Cumberland, Maryland, February 19, 1865.

Dear Uncle: — Yours of [the] 17th received today. I will send you five hundred dollars by express tomorrow. It is in interest-bearing notes. Are they worth any more to you than other funds? We are paid a good deal of it.

A cripple of my regiment from Fremont goes home in [a] day or two. I think he is a first-rate man — Lejune. [He] captured twenty-five Rebels at South Mountain. He was badly wounded at Antietam, and got well just in time to get awfully hurt at Cloyd’s Mountain.

Sincerely,

R. B. Hayes.

S. Birchard.

February 19th.—The Fants say all the trouble at the hotel came from our servants’ bragging. They represented us as millionaires, and the Middleton men servants smoked cigars. Mrs. Reed’s averred that he had never done anything in his life but stand behind his master at table with a silver waiter in his hand. We were charged accordingly, but perhaps the landlady did not get the best of us after all, for we paid her in Confederate money. Now that they won’t take Confederate money in the shops here how are we to live? Miss Middleton says quartermasters’ families are all clad in good gray cloth, but the soldiers go naked. Well, we are like the families of whom the novels always say they are poor but honest. Poor? Well-nigh beggars are we, for I do not know where my next meal is to come from.

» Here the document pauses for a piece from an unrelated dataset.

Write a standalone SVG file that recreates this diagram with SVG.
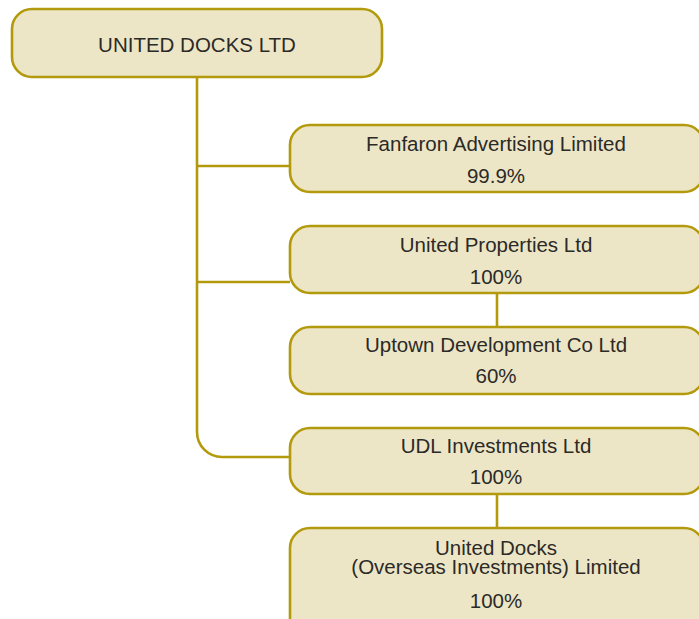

Called on Mrs. Ben Rutledge to-day. She is lovely, exquisitely refined. Her mother, Mrs. Middleton, came in. ”You are not looking well, dear? Anything the matter?” “No—but, mamma, I have not eaten a mouthful to-day. The children can eat mush; I can’t. I drank my tea, however.” She does not understand taking favors, and, blushing violently, refused to let me have Ellen make her some biscuit. I went home and sent her some biscuit all the same.